Der Wiedererkennungswert kann bei Kunstraubfällen dieser Art allerdings eine ganz andere Rolle spielen. Es gibt längst eine Schattenwirtschaft geraubter Kunst. So sind berühmte Gemälde im Finanzkreislauf des internationalen organisierten Verbrechens eine eigene Währung geworden. Geraubte Kunst kann als Bürgschaft oder auch als Zahlungsmittel für illegale Geschäfte im großen Stil dienen, seien es Waffen- oder Drogenhandel. Ist so ein Werk aber auf den ersten Blick als Wert identifizierbar, erspart man sich langwierige Verifizierungen.

Auf der anderen Seite liegt der Gewinn von Kunsträubern immer öfter in den Verhandlungen mit Versicherungsgesellschaften. Je spektakulärer der Raub, desto größer das Interesse der Öffentlichkeit und damit auch der Fahndungsdruck. Weil die Aufklärungsquote so gering und die Ausstattungen der Sonderdezernate so mager sind, ist es für Versicherungen aber oft günstiger, eine Auslösesumme zu bezahlen, als die Versicherungssumme.

Die bislang bekannt gewordenen Umstände des Diebstahls so vieler bedeutender Gemälde werfen natürlich die Frage nach der Sicherung des Museumsbestands auf, der, so muss man vermuten, trotz der erst vor wenigen Jahren abgeschlossenen umfassenden Renovierungsarbeiten nur sehr unzulänglich war. Der Palais de Tokyo ist ein in einer Gartenanlage stehender Gebäudekomplex, der anlässlich der Weltausstellung von 1937 auf der Anhöhe von Chaillot auf dem Seineufer gegenüber dem Eiffelturm errichtet wurde.

Seit seiner Eröffnung diente der Art-Déco-Bau als Kunsthalle. Für die damalige Schau im Rahmen der Pariser Weltausstellung wurden eine Reihe großformatiger Kunstwerke von Matisse, Bonnard, Derain, Robert Delauney, Léger oder Vuillard erworben, die noch immer zu den Höhepunkten der Sammlung gehören. Diese bildeten gleichsam den Kern des Musée d'Art moderne de la Ville de Paris, dessen etwa achttausend Werke umfassender Bestand seit 1961 im Palais de Tokyo untergebracht ist.

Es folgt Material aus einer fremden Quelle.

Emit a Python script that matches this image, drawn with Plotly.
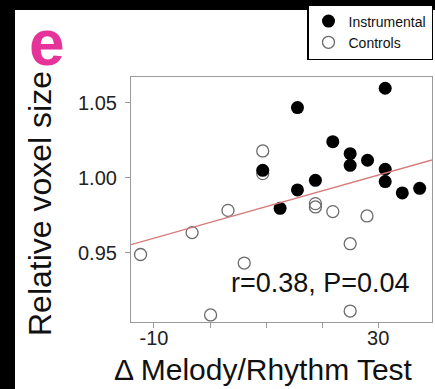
import plotly.graph_objects as go

# ---- data ----
instr_x = [31.25, 15.6, 21.9, 25.0, 25.0, 28.1, 31.25, 31.25, 34.3, 37.4, 18.8, 15.6, 12.5, 9.4]
instr_y = [1.0598, 1.0469, 1.0242, 1.0162, 1.0084, 1.0118, 1.0058, 0.9976, 0.9900, 0.9931, 0.9984, 0.9920, 0.9798, 1.0051]

ctrl_x = [9.4, 9.4, -12.4, -3.2, 3.2, 6.1, 0.1, 18.8, 18.8, 21.9, 25.0, 28.0, 25.0]
ctrl_y = [1.0180, 1.0029, 0.9490, 0.9636, 0.9784, 0.9433, 0.9087, 0.9829, 0.9807, 0.9776, 0.9562, 0.9747, 0.9113]

fit_x = [-14.1, 39.6]
fit_y = [0.9556, 1.0120]

x_tickvals = [-10, 0, 10, 20, 30]
x_ticktext = ["-10", "", "", "", "30"]
y_tickvals = [0.95, 1.00, 1.05]
y_ticktext = ["0.95", "1.00", "1.05"]

stat_text = "r=0.38, P=0.04"
x_title = "Δ Melody/Rhythm Test"
y_title = "Relative voxel size"
panel_label = "e"

FONT = "Liberation Sans, Arial, sans-serif"

fig = go.Figure()
fig.add_trace(go.Scatter(
    x=ctrl_x, y=ctrl_y, mode="markers", name="Controls",
    marker=dict(symbol="circle-open", size=12, color="#6a6a6a", line=dict(width=1.3, color="#6a6a6a")),
))
fig.add_trace(go.Scatter(
    x=instr_x, y=instr_y, mode="markers", name="Instrumental",
    marker=dict(symbol="circle", size=13, color="black", line=dict(width=0)),
))
fig.add_trace(go.Scatter(
    x=fit_x, y=fit_y, mode="lines", showlegend=False,
    line=dict(color="#d77a7a", width=1.3),
))

axis_common = dict(
    showline=True, mirror=True, linecolor="#9a9a9a", linewidth=1.2,
    ticks="outside", ticklen=5, tickcolor="#9a9a9a", tickwidth=1,
    showgrid=False, zeroline=False,
    tickfont=dict(family=FONT, size=20, color="#222"),
)

fig.update_xaxes(range=[-14.1, 39.6], tickvals=x_tickvals, ticktext=x_ticktext,
                 ticklabelstandoff=-7, **axis_common)
fig.update_yaxes(range=[0.904, 1.0673], tickvals=y_tickvals, ticktext=y_ticktext,
                 ticklabelstandoff=4, **axis_common)

W, H = 435, 389
L, R, T, B = 131, 3, 77, 67
pw, ph = W - L - R, H - T - B

def px2paper(px, py):
    return (px - L) / pw, (H - B - py) / ph

# black border strips
fig.add_shape(type="rect", xref="paper", yref="paper",
              x0=px2paper(0, 0)[0], x1=px2paper(15, 0)[0],
              y0=px2paper(0, 389)[1], y1=px2paper(0, 0)[1],
              fillcolor="black", line=dict(width=0), layer="above")
fig.add_shape(type="rect", xref="paper", yref="paper",
              x0=px2paper(0, 0)[0], x1=px2paper(435, 0)[0],
              y0=px2paper(0, 10)[1], y1=px2paper(0, 0)[1],
              fillcolor="black", line=dict(width=0), layer="above")

ax, ay = px2paper(320, 283)
fig.add_annotation(text=stat_text, xref="paper", yref="paper", x=ax, y=ay,
                   xanchor="center", yanchor="middle", showarrow=False,
                   font=dict(family=FONT, size=27, color="#111"))

ax, ay = px2paper(263, 369)
fig.add_annotation(text=x_title, xref="paper", yref="paper", x=ax, y=ay,
                   xanchor="center", yanchor="middle", showarrow=False,
                   font=dict(family=FONT, size=30, color="#111"))

ax, ay = px2paper(40, 204)
fig.add_annotation(text=y_title, xref="paper", yref="paper", x=ax, y=ay,
                   xanchor="center", yanchor="middle", showarrow=False, textangle=-90,
                   font=dict(family=FONT, size=32, color="#111"))

ax, ay = px2paper(46.5, 43.5)
fig.add_annotation(text="<b>" + panel_label + "</b>", xref="paper", yref="paper", x=ax, y=ay,
                   xanchor="center", yanchor="middle", showarrow=False,
                   font=dict(family=FONT, size=64, color="#E6339A"))

lx, ly = px2paper(307, 4)
fig.update_layout(
    width=W, height=H,
    margin=dict(l=L, r=R, t=T, b=B, pad=0, autoexpand=False),
    paper_bgcolor="white", plot_bgcolor="white",
    showlegend=True,
    legend=dict(x=lx, y=ly, xanchor="left", yanchor="top",
                traceorder="reversed", bgcolor="white",
                bordercolor="black", borderwidth=1.5,
                font=dict(family=FONT, size=14, color="#111"),
                tracegroupgap=0, itemwidth=30),
)

fig.write_html("out.html")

Unerträglicher Anschlag auf das Kulturerbe

Neben den beiden staatlichen Museen neuerer und moderner Kunst, dem Musée d'Orsay und dem Centre Pompidou steht dieses städtische Museum, dessen Sammlungsschwerpunkt vor allem der französischen Kunst der Moderne seit 1900 gewidmet ist, für die Bedeutung von Paris als Kunststadt ein - wobei sich das Nebeneinander von staatlichen und kommunalen Sammlungen auch darin bemerkbar macht, dass die kommunalen Sammlungen offenbar schlechter verwahrt sind. In der französischen Öffentlichkeit wurde sofort darüber gespottet, dass in Paris jedes Moped besser geschützt sei als eine der teuersten Kunstsammlungen der Welt. Bürgermeister Bertrand Delanoe sorgt sich nun um den Ruf seiner Stadt als Metropole der Kunst. Den Diebstahl bezeichnet er als einen "unerträglichen Anschlag auf das universale Kulturerbe von Paris".

Der Musée d'Art moderne de la Ville de Paris prunkt vor allem mit bedeutenden Werkgruppen des Fauvismus, des Kubismus und Postkubismus sowie des Surrealismus. Die überragende Qualität seiner Sammlung verdankt sich vor allem einer Reihe von Stiftungen. Neben dem Kunsthändler Ambroise Vollard und dem Arzt Maurice Girardin, die in den dreißiger Jahren ihre umfangreichen Sammlungen moderner Kunst dem Museum zur Verfügung stellten, verdankt dessen Bestand seinen Glanz vor allem den Zuwendungen von Germaine Henry und Robert Thomas.